Personally, I “invested” in a large amount of Barry Bonds cards back in 1987 when he was a young player breaking in. Who would have known he would eventually be the home run “champion” around 2 decades later? I outlined this story in my post “The One That Got Away”. Not much was invested, but nothing was made, despite the player’s amazing statistics.  The baseball card bubble had already burst, and prices had plummeted.

Lesson Learned: Investment bubbles do happen, and we have to watch carefully for signs of them

My questions for you:

  1. As we look forward, do you think we might be looking at “The Gold Bubble of 2011 or 2012?” Prices are staggeringly high compared to a decade ago.
  2. Are there any other investments that you think may stand to lose significant value in the coming years?

photo credit: bortescristian


  1. says

    I remember reading about the tulip mania in detail from the tulip’s perspective in Michael Pollan’s book “The Botany of Desire”.
    I don’t know about gold being in a bubble. Prices in nominal dollars are high, but no in inflation-adjusted terms. Its purchasing power with respect to other commodities seems to be stable, although I haven’t checked in a while.
    I suppose the valuable lesson from reading about bubbles is to not chase the trend, but rather wait for the proverbial blood to flow in the streets.

    • Squirrelers says

      101 Centavos – I like your last quote. Not a bad way to look at it. Really, when bubbles burst there could be buying opportunities – such as with housing. Just have to make sure the bubble deflates enough.

    • Squirrelers says

      MoneyCone – agreed, and we saw that quite clearly with the dot com situation. Companies with no signs of profit much less cash flow shouldn’t all be viewed as high expected value ventures.

  2. says

    Gold is absolutely in a bubble, but whether it is only beginning or nearly at its end is hard to tell. Gold is a negative carry asset that makes sense only in ZIRP environments, and I’m generally not too interested in holding assets that don’t create cash flow. Wall Street usually is too, but with money being free, all commodities are positive carry.
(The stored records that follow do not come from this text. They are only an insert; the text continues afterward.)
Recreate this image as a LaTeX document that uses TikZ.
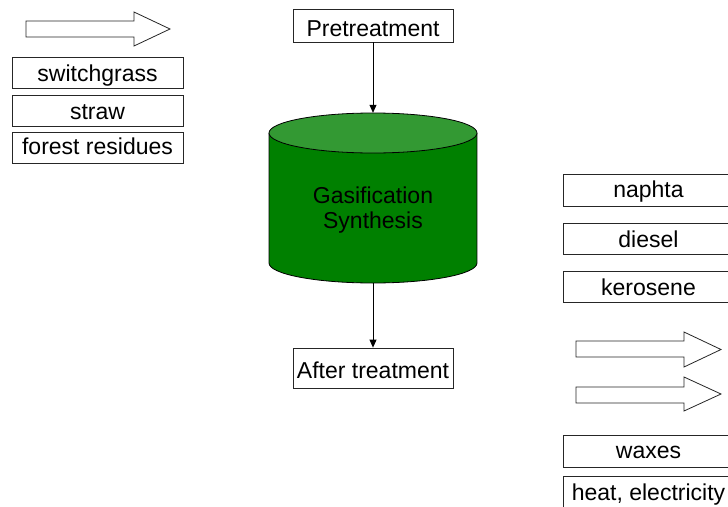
\documentclass[tikz,border=0pt]{standalone}
\usepackage{fontspec}
\setmainfont{Liberation Sans}
\usetikzlibrary{arrows.meta}
\definecolor{cylbody}{RGB}{0,128,0}
\definecolor{cyltop}{RGB}{51,153,51}
\begin{document}
\begin{tikzpicture}[x=1pt,y=-1pt, font=\fontsize{23}{25}\selectfont,
  box/.style={draw=black!85, line width=0.8pt, minimum width=171pt, minimum height=31pt, inner sep=0pt, anchor=center},
  bl/.style 2 args={text height=#1, text depth=#2},
  blockarrow/.style={draw=black!85, line width=0.8pt, fill=white},
  conn/.style={-{Triangle[length=8pt,width=7pt]}, line width=0.8pt}]
\useasboundingbox (0,0) rectangle (728,506);
\clip (0,0) rectangle (728,506);
% left input arrow
\draw[blockarrow] (26,21) -- (134,21) -- (134,12) -- (170,29) -- (134,46) -- (134,37) -- (26,37) -- cycle;
% feedstocks
\node[box, bl={24.5pt}{6.5pt}] (sg) at (97.5,72.5) {switchgrass};
\node[box, bl={24pt}{7pt}] (st) at (97.5,110.5) {straw};
\node[box, bl={22pt}{9pt}] (fr) at (97.5,147.5) {forest residues};
% pretreatment
\node[box, minimum width=160pt, minimum height=33pt, bl={27pt}{6pt}] (pre) at (373,25.5) {Pretreatment};
% cylinder
\node[minimum width=208pt, minimum height=170pt, inner sep=0pt] (gas) at (373,198) {};
\fill[cylbody] (269,133) rectangle (477,263);
\fill[cylbody] (373,263) ellipse[x radius=104, y radius=20];
\draw[line width=0.8pt] (269,133) -- (269,263) arc[start angle=180, end angle=0, x radius=104, y radius=20] -- (477,133);
\draw[line width=0.8pt, fill=cyltop] (373,133) ellipse[x radius=104, y radius=20];
\node[align=center, inner sep=0pt] (gtxt) at (373,210.5) {Gasification\\Synthesis};
\draw[conn] (pre) -- (gas);
% after treatment
\node[box, minimum width=160pt, minimum height=40pt, bl={30pt}{10pt}] (aft) at (373,368) {After treatment};
\draw[conn] (gas) -- (aft);
% products
\node[box, minimum height=32pt, bl={23pt}{9pt}] (nap) at (648.5,190) {naphta};
\node[box, bl={24pt}{7pt}] (die) at (648.5,238.5) {diesel};
\node[box, bl={24pt}{7pt}] (ker) at (648.5,286.5) {kerosene};
\draw[blockarrow] (576,341) -- (684,341) -- (684,332) -- (721,349.5) -- (684,367) -- (684,357) -- (576,357) -- cycle;
\draw[blockarrow] (576,387) -- (684,387) -- (684,377) -- (721,394) -- (684,411) -- (684,403) -- (576,403) -- cycle;
\node[box, minimum height=32pt, bl={23pt}{9pt}] (wax) at (648.5,451) {waxes};
\node[box, minimum height=32pt, bl={24pt}{8pt}] (heat) at (648.5,492) {heat, electricity};
\end{tikzpicture}
\end{document}
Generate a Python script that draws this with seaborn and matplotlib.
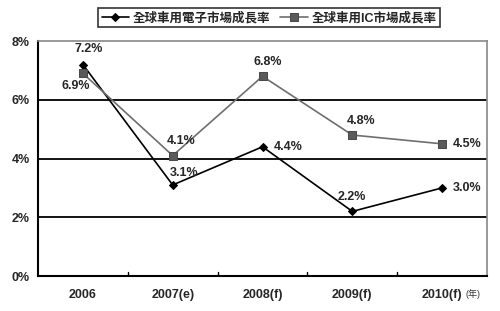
import matplotlib
matplotlib.use("Agg")
import matplotlib.pyplot as plt
import seaborn as sns
import pandas as pd

years = ["2006", "2007(e)", "2008(f)", "2009(f)", "2010(f)"]
elec = [7.2, 3.1, 4.4, 2.2, 3.0]
ic = [6.9, 4.1, 6.8, 4.8, 4.5]
name_elec = "全球車用電子市場成長率"
name_ic = "全球車用IC市場成長率"
yticks = [0, 2, 4, 6, 8]

sns.set_style("white")
FAM = ["Liberation Sans", "Noto Sans CJK TC", "DejaVu Sans"]
plt.rcParams["font.family"] = FAM

fig = plt.figure(figsize=(5, 3.11), dpi=100)
ax = fig.add_axes([0.076, 0.1125, 0.898, 0.7555])

df = pd.DataFrame({"year": years, "elec": elec, "ic": ic})
df["x"] = range(len(years))

sns.lineplot(data=df, x="x", y="elec", ax=ax, color="black", lw=1.2,
             marker="D", markersize=4.5, markeredgecolor="black",
             markerfacecolor="black", label=name_elec, sort=False)
sns.lineplot(data=df, x="x", y="ic", ax=ax, color="#6e6e6e", lw=1.2,
             marker="s", markersize=5.5, markeredgecolor="#4a4a4a",
             markerfacecolor="#5a5a5a", label=name_ic, sort=False)

ax.set_xlim(-0.5, len(years) - 0.5)
ax.set_ylim(0, 8)
ax.set_yticks(yticks)
ax.set_yticklabels([f"{v}%" for v in yticks], fontsize=9, fontweight="bold")
ax.set_xticks(range(len(years)))
ax.set_xticklabels(years, fontsize=9, fontweight="bold")
ax.tick_params(axis="x", length=0, pad=9)
ax.tick_params(axis="y", length=0, pad=6)
for b in [0.5, 1.5, 2.5, 3.5]:
    ax.plot([b, b], [0, 0.12], color="black", lw=1)
for v in [2, 4, 6]:
    ax.axhline(v, color="black", lw=1.3, zorder=0)
ax.set_xlabel("")
ax.set_ylabel("")
for s in ["left", "bottom"]:
    ax.spines[s].set_color("black")
    ax.spines[s].set_linewidth(1.5)
for s in ["top", "right"]:
    ax.spines[s].set_color("#888888")
    ax.spines[s].set_linewidth(1.2)

lab_kw = dict(fontsize=9, fontweight="bold", textcoords="offset points")
offs_e = [(4, 7, "center", "bottom"), (8, 4, "center", "bottom"),
          (8, 0, "left", "center"), (0, 6, "center", "bottom"),
          (8, 0, "left", "center")]
for i, (dx, dy, ha, va) in enumerate(offs_e):
    ax.annotate(f"{elec[i]:.1f}%", (i, elec[i]), xytext=(dx, dy), ha=ha, va=va, **lab_kw)
offs_i = [(-5, -5, "center", "top"), (6, 6, "center", "bottom"),
          (4, 6, "center", "bottom"), (6, 6, "center", "bottom"),
          (8, 0, "left", "center")]
for i, (dx, dy, ha, va) in enumerate(offs_i):
    ax.annotate(f"{ic[i]:.1f}%", (i, ic[i]), xytext=(dx, dy), ha=ha, va=va, **lab_kw)

ax.text(0.953, -0.078, "(年)", transform=ax.transAxes, fontsize=6.5,
        ha="left", va="center", color="#333333")

h, l = ax.get_legend_handles_labels()
ax.get_legend().remove()
leg = fig.legend(h, l, loc="center", bbox_to_anchor=(0.538, 0.943), ncol=2,
                 frameon=True, fancybox=False, edgecolor="black",
                 prop={"size": 9, "weight": "bold", "family": FAM},
                 handlelength=2.2, columnspacing=0.8, handletextpad=0.3,
                 borderpad=0.25)
leg.get_frame().set_linewidth(1.2)

fig.savefig("out.png", dpi=100)
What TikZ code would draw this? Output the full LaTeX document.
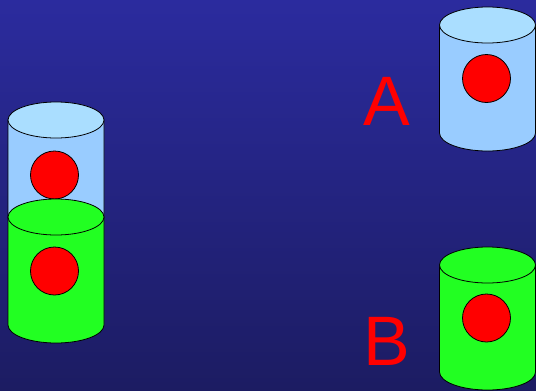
\documentclass[tikz,border=0pt]{standalone}
\usepackage{fontspec}
\setmainfont{Liberation Sans}
\definecolor{bgtop}{RGB}{43,43,158}
\definecolor{bgbot}{RGB}{28,28,98}
\definecolor{canblue}{RGB}{153,204,255}
\definecolor{canbluetop}{RGB}{170,222,255}
\definecolor{cangreen}{RGB}{34,255,34}
\definecolor{ballred}{RGB}{255,0,0}
\tikzset{
  outline/.style={draw=black, line width=0.8pt},
  label/.style={text=ballred, font=\fontsize{70}{70}\selectfont, inner sep=0pt, anchor=base west}
}
% #1 centre x, #2 top rim y, #3 bottom rim y, #4 side colour, #5 lid colour
\newcommand\drawcan[5]{%
  \path[outline, fill=#4] (#1-48,#2) -- (#1-48,#3)
    arc[start angle=180, end angle=360, x radius=48pt, y radius=18pt]
    -- (#1+48,#2) -- cycle;
  \path[outline, fill=#5] (#1,#2) ellipse[x radius=48pt, y radius=18pt];
}
\newcommand\drawball[2]{%
  \path[outline, fill=ballred] (#1,#2) circle[radius=24pt];
}
\begin{document}
\begin{tikzpicture}[x=1pt, y=-1pt]
  \shade[top color=bgtop, bottom color=bgbot] (0,0) rectangle (536,391);
  \useasboundingbox (0,0) rectangle (536,391);
  % stacked pair on the left
  \drawcan{56}{120}{217}{canblue}{canbluetop}
  \drawball{54.5}{175}
  \drawcan{56}{217}{325}{cangreen}{cangreen}
  \drawball{54.5}{271}
  % separate cans on the right
  \drawcan{487.5}{25}{133}{canblue}{canbluetop}
  \drawball{486.5}{78.5}
  \drawcan{487.5}{265}{372}{cangreen}{cangreen}
  \drawball{486.5}{318}
  % labels
  \node[label] (labA) at (363,125) {A};
  \node[label] (labB) at (363,365) {B};
\end{tikzpicture}
\end{document}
    Watch what happens on the first rate hike. 😉

  3. says

    I thought asset allocation and your risk tolerance was intended to protect you from the extremes. I remember someone saying the market over forty years has a return of 8-10%. Of course, there are ups and downs and I don’t want to retire when there are downs. As I get closer to retirement I am thinking about this much more.

    • Squirrelers says

      krantcents – yes, asset allocation does help in that regard. Thing is, I think one has to pay attention to the difference between rebalancing and dealing with bubbles. As for the former, rebalancing is totally sensible as one approaches retirement.

    • Squirrelers says

      Robert – it’s human nature, it seems to be tempted to try to get more and more. That’s why I like the term “mania” as associated with the Dutch Tulip bubble. It could be applied to dot com stocks and housing as well too. Gold seems to be a bit short of mania based on anecdotal evidence, but there are some signs. I was at a mall recently and saw a kiosk where the guy was buying gold. Wouldn’t have seen this quite as often, in such a mainstream setting, just a few years ago.

  4. says

    Years ago I was really into speculation, commodities and gold prices. Unfortunately at the time I had no real money to invest. On paper I did very very well but I wondered at the time if I had the actual cash – would it have translated into the same profit margins? Meaning, did I do well only because subconciously I knew it wasn’t ‘real money’ I was playing with? I guess I will never know :) The tulip situation really intrigues me to this day though!

    Great post!!!

  5. says

    If rates start rising significantly I think JT McGee may have a point, but right now if you look at gold and other commodities there is not a huge relative disparity between them. The rising tide of free money has lifted all of the boats.

    Still, anything can go into a bubble; central bank policies and government regulations can certainly exacerbate them like in the housing crisis but psychology plays its role, too.

  6. says

    A lot of people — including the writer of a recent CNN Money article — think that gold is fairly priced right now, and not in a bubble. I disagree.

    When the market crashed in 2008, investors fled to the safety of US Treasuries and — the old standby — gold. We’re in a bull market now (in 2011), but the market is still volatile, and many investors are scared — they were burned too recently, and too severely. Freak events such as the “Flash Crash,” the economic woes of Greece, and instability in Libya/Egypt don’t do anything to reassure investors.

    And so, wary of the market, investors stay in gold, and prices remain high. But — mark my words — when confidence in the US stock market gets restored, gold will fall.

    I’m not normally certain about most things in the market (after all, no one knows the future), but I’m totally convinced gold is in a bubble right now.

  7. says

    Nice list of the past bubbles that we have. Investment bubbles have been around for years and we’ve witnessed the most recent ones such as the housing bubble and the tech stock bubble. However, even with these experiences, people still won’t learn from these lessons as we will continue to see new bubble in the future.

  8. says

    Bubbles will continue to exist, based on human nature. First, there is Greed which causes bubbles to form and grow. Then, there is Fear, which causes them to pop.

    Avoiding the bubble is the hard part. Jumping in to profit from the pop is the easy part.

    • Squirrelers says

      Bret – Good way to put it, about avoiding and profiting. I think many are viewing real estate this way now, though who knows whether or not that broad asset class still has room to drop in value on average. Bubbles don’t always pop quickly, sometimes they deflate over time.